Upon closer inspection I thought, well, it does look a bit scary, but I can do this. And in I went.

And she was right. It was dark and narrow. And while I knew, logically, that I was completely safe and that, eventually, I would come out of this dark and narrow place I couldn’t do it. I panicked. I could have pushed forward, but doing so would have required me to make a series of decisions about which way to go (there were usually options and this was rarely a straight path) and put up with my fear and discomfort. But I didn’t do it. I let the fear take over and I backed out the way that I had come in because I knew that would get me out of the tight spot I had gotten myself into.

How This Experience Informs My Teaching

For me, City Museum asked me to take risks. I didn’t know where I was going most of the time. I didn’t know where I would end up. Sometimes things got uncomfortable. I realized I ask my students to do the same. I ask them to do things that are not a big deal to me but that are a big deal to them. I am sure there were plenty of kids running around the museum that day that would not have understand my panic in the caves. For them, it was nothing, you just keep making decisions about which way to go and you end up where you end up. Some of them likely had been enough times that they knew where they were going.

Second, when students take risks I need to give them options if they push themselves too far. I pushed myself too far in this example. But I knew how to get out of it (back out the way I had come in) and doing so had zero consequences. I didn’t fail at the museum or get kicked out. I simply made decisions from there on out that didn’t put me back in the same position. Yes, this limited my experience at the museum but I don’t regret it. I wasn’t ready for all the experiences the museum had to offer. However, I learned a lot just from wandering around within the spaces I was comfortable. Being in the museum was so new that it was overwhelming. I didn’t need to take it all on at once. What I needed was multiple trips. Over time I would likely start pushing my boundaries a bit.

If students take risks, and go farther than they are ready, then I need to consider what that means in the context of class. I want students to take risks, and I like the idea of them deciding how much of a map they want to be provided with. However, I learned it’s easy to get excited about push yourself too far. When that happens, there needs to be a way out that comes without consequences.

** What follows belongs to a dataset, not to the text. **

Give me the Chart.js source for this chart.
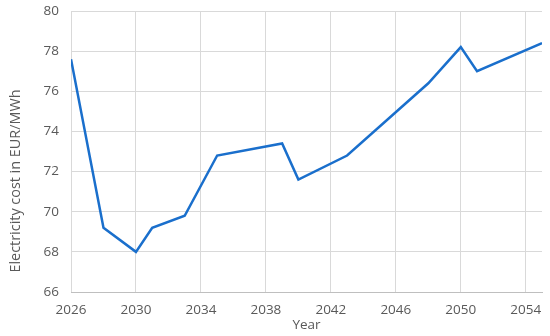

If the idea is to learn, but to also push yourself, then I have to recognize that sometimes this will fail. Just like I recognized that I didn’t want to continue on in a particular part of the cave system so too might students realize they have taken on too much or selected a task that ended up being more than they were ready to take on. This isn’t failure, and we shouldn’t treat it as such. This is recognizing one’s one limitations at the moment and adjusting accordingly.

Yes, I could have kept on in the cave system despite the overwhelming fear and panic I felt within the tight space I had wandered into. But what would it have accomplished? Probably nothing but relief when I got myself out — which is exactly what I felt when I backed myself out. What would have been the point of dragging it out? Yes, I would have learned that I was capable of doing it and surviving, but I would have just endured it. I don’t think I would have learned much else.

I don’t want students to endure class. I want them to learn and grow. And giving them that experience might require backing up and re-configuring the path. I need to remember to make space for that.